Even if the dealer is honest, remember that if the dealer could fix the bike cost-effectively, he probably would have done so. So you won’t be able to. Walk away.
Some dealers sell category C a bike straight out of the crate without even dusting it off. Not only might it not be roadworthy, but also it may need a service before you ride it. It does not matter how cheap the bike seems, remember, it first stood for a while (years perhaps) in a warehouse in Japan, so the petrol in the tank has probably crystallised, the carburettors seized, tyres perished, the battery will be flat. Then it spent weeks at sea in transportation; the sea-air having corroded a few bits, like fasteners and brake disks. Damages to fairings, mirrors and indicators during transit is also common.
On the subject of dealers, some have been around for a while, and have gained reputations – not all of which are good. Ask around and get references.
Stick with popular models. Parts availability is a nightmare on unknown bikes.
If affordability is a serious consideration, will you be able to do you own maintenance? Some bikes have service manuals, some not. Check. Bikes officially imported into the UK will have English manuals available, such as the VFR 400, ZXR400, etc.

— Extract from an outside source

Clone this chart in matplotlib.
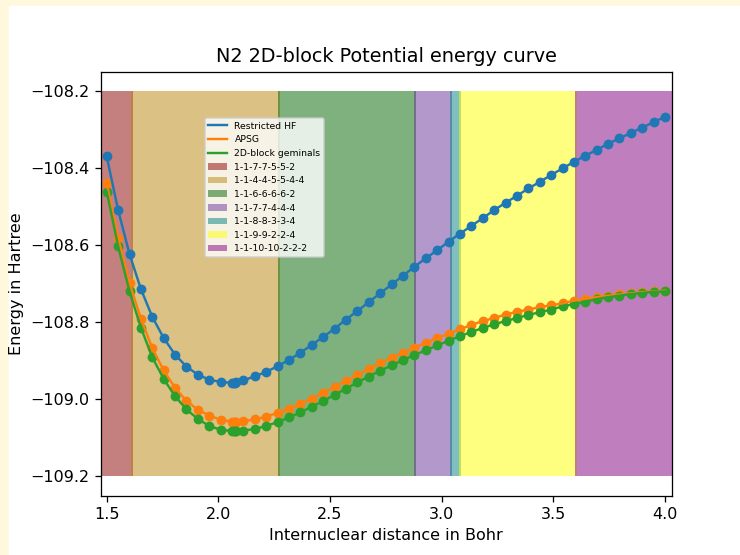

Grey bikes are known for their soft suspensions. Therefore the bikes feel soggy if you are a little heavy of build, but rest assured, this is normal. The cheapest way to deal with that is to wind the suspension settings to maximum, but ideally you want to install stiffer springs with the damping adjusted to suit.
According to law, all vehicles in Japan are restricted to a top speed of 180 km/h. There are various ways of de-restriction depending on the bike, some labour-intensive and costly. Ask yourself if the de-restriction is worth the effort. How often will you go beyond 180 km/h? And where?